The controversy reached a flashpoint when a TMC delegation met Chief Election Commissioner Gyanesh Kumar in Delhi. After a seven-minute meeting, delegation member Derek O’Brien alleged that Kumar refused to answer questions and insulted the team, telling them to “get lost.” The Election Commission strongly refuted these allegations, claiming instead that TMC leaders raised their voices and created a disruptive atmosphere. The exchange highlights the breakdown of trust between constitutional bodies.
Geographic Patterns of Removal
The deletions have not occurred uniformly across West Bengal but have concentrated in specific zones that carry significant electoral weight. Border districts with Bangladesh, including North 24-Parganas, Nadia, Murshidabad, Malda, Uttar Dinajpur, and Cooch Behar, recorded heavy losses. North 24-Parganas alone lost 1.26 million voters, representing 15% of its electorate. Murshidabad, India’s most Muslim-populous district, saw 749,000 names struck off, roughly 13% of its voters.
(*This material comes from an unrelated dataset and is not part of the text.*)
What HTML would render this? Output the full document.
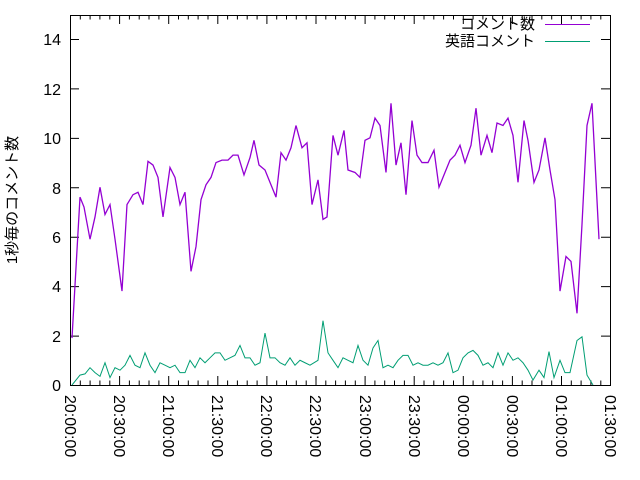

Paschim Bardhaman district experienced the second-highest drop statewide, with the electorate shrinking by 16.9%. These patterns matter because West Bengal’s electoral battles are often decided by thin margins in specific constituencies. In Nandigram, where Mamata Banerjee lost to BJP’s Suvendu Adhikari by just 1,956 votes in 2021, up to 95.5% of deleted voters are reportedly Muslims, despite the community comprising only 25% of the local electorate.
In Banerjee’s own constituency of Bhabanipur, 51.8% of Muslim voters were placed under adjudication, though Muslims make up only 21.9% of the population. The constituency saw tens of thousands of voters struck off. Such targeting in politically decisive seats suggests that the revision could alter outcomes not through persuasion but through subtraction.
The Matua community, a Scheduled Caste group with substantial political sway in border districts, illustrates the complexity of identity-based politics in the region. Large numbers of Hindu Matua voters were deleted in constituencies like Bagda and Bongaon Uttar, undermining narratives that the purge exclusively targeted Muslims. The Matuas, who migrated from modern-day Bangladesh and wield influence over several dozen assembly seats, had largely backed the BJP in 2021, contributing to its rise from 3 to 77 seats. Their disenfranchisement now threatens to fragment the very coalition the BJP cultivated.
Legal Limbo and Judicial Response
The Supreme Court of India has found itself navigating treacherous waters between electoral integrity and democratic inclusion. After repeated legal challenges, the apex court allowed the Election Commission to proceed with April polls without settling all disputes over the deletions, effectively freezing the electoral rolls while 2.7 million cases remain pending. A bench comprising Chief Justice Surya Kant and Justice Joymalya Bagchi termed the situation a “trust deficit” between the constitutional body and the elected government.
The Court ordered an extraordinary intervention: the deployment of approximately 700 judicial officers from West Bengal, Odisha, and Jharkhand to take over quasi-judicial roles from Electoral Registration Officers. Nineteen special tribunals, headed by former High Court chief justices and judges, were established to adjudicate the flood of appeals. However, the sheer volume of cases has overwhelmed the system. Senior advocate D.S. Naidu, representing the poll panel, informed the court that 30 to 34 lakh appeals are currently pending, with each tribunal handling over one lakh cases.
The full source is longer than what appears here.